May 20, 2026 at 12:17 p.m.
A TIME TO PRAY
Most Catholics have heard the phrase, “The family that prays together stays together.”
This famous phrase was coined by Father Patrick Peyton, who started his rosary ministry right here in the Diocese of Albany, and was a champion of praying the rosary as the world was plunged into war in the 1940s. All these years later, Holy Cross Family Ministries, which was founded by Father Peyton, is bringing that message back to the Capital Region. On May 30, “Reigniting the Flame in Albany: A Rosary Rally for Peace,” in the spirit of Father Patrick Peyton, will take place at Sacred Heart of Jesus Church in Albany (33 Walter St.) from 11 a.m.-12:30 p.m.
“The reason we are coming is his mission was to help families pray and help people embrace the rosary as a devotion, especially in family life,” said Craig Dyke, Director of Programs & Mission Outreach – Family Rosary USA. “He had a few sayings — ‘The family that prays together stays together’ — he also said, ‘A world at prayer is a world at peace.’ Father Peyton started right there in Albany, so we want to celebrate that and we want to celebrate his mission to help families and help individuals pray and stop putting their reliance in human beings because that doesn’t work.
“We put our reliance in the providence of God and we come together and pray, in his presence through our Blessed Mother, the rosary. … We hope we inspire families to pray, especially the rosary. There is a value in the rosary that many people put to ancient times, but there is still tremendous value to those who meditate on the life of Christ through the rosary and what it can do for family life and one’s personal life.”
Holy Cross Family Ministries will hold four rosary rallies this year. Last year, they held a rally at Notre Dame that Dyke said drew about 1,000 people. It is a far cry from when Father Peyton held a rally there in 1950 that drew over 50,000 people.
“Public expression of prayer in the 1950s was expected,” Dyke noted. “Culturally, as a nation, there was a lot more openness to Christianity. Of course, there has been division, but people embraced that I’m Catholic and, not just I’m Catholic, but I go to Mass at this parish. There was something about the faith that was not to be ashamed of. … It was very cultural that most people would go to a service or a Mass.”
Over the last seven decades, many factors — some obvious, fewer Catholics attending Mass, an ever-creeping secular society — have contributed to why people aren’t praying the rosary.
“I also think it’s not just the waning numbers of people who attend Mass and belong to a parish, but what’s distracting them from prayer, from religion, from spending time with God and spending time with each other as a family?” Dyke said. “We are so busy. OK, I will say ‘Families, set aside 20 minutes to pray the rosary every night,’ and people will say ‘No way, we don’t have time to do that.’
“I’ll lower the bar a little bit. I say pray one decade of the rosary and I will time it. That took us 3 1/2 minutes. Can you spend 3 1/2 praying? Ok, you can’t. Pray one ‘Hail Mary’ and pray that really well.”
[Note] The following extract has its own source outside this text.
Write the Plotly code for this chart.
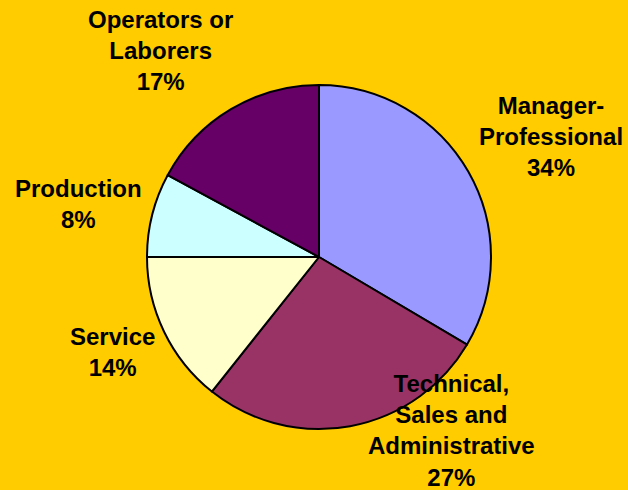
import plotly.graph_objects as go

categories = ["Manager-Professional", "Technical, Sales and Administrative", "Service", "Production", "Operators or Laborers"]
values = [33.5, 27.2, 14.3, 7.9, 17.1]
label_texts = ["Manager-<br>Professional<br>34%", "Technical,<br>Sales and<br>Administrative<br>27%",
               "Service<br>14%", "Production<br>8%", "Operators or<br>Laborers<br>17%"]
colors = ["#9999FF", "#993366", "#FFFFCC", "#CCFFFF", "#660066"]

W, H = 628, 490
cx, cy, r = 319, 257, 172

fig = go.Figure(go.Pie(
    labels=categories, values=values, sort=False, direction="clockwise", rotation=0,
    marker=dict(colors=colors, line=dict(color="black", width=2)),
    textinfo="none", hoverinfo="skip", showlegend=False,
    domain=dict(x=[(cx - r) / W, (cx + r) / W], y=[(H - cy - r) / H, (H - cy + r) / H]),
))

label_pos = [(551, 136), (452, 430), (113, 352), (78, 204), (160, 50)]
for txt, (x, y) in zip(label_texts, label_pos):
    fig.add_annotation(x=x / W, y=1 - y / H, xref="paper", yref="paper", text="<b>" + txt + "</b>",
                       showarrow=False, xanchor="center", yanchor="middle", align="center",
                       font=dict(family="Liberation Sans, Arial, sans-serif", size=24, color="black"))

fig.update_layout(width=W, height=H, margin=dict(l=0, r=0, t=0, b=0),
                  paper_bgcolor="#FFCC00", plot_bgcolor="#FFCC00")
fig.write_html("out.html", config={"displayModeBar": False},
               post_script="document.body.style.margin='0px';document.body.style.background='#FFCC00';")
Praying the rosary, Dyke added, “is a call for people to make a sacrifice and prioritize their faith.”
“We know that it takes a lot for people to do it because there’s soccer games and chores at the house that are not getting done and there’s the distractions of social media. We are so divided with our time. We are trying to motivate people,” he added. “The rosary reminds us that in every life circumstance when we pray the rosary we realize that whatever I am going through, Jesus Christ, through the incarnation, has gone through this same thing, too. It is a meditation on the life of Jesus.”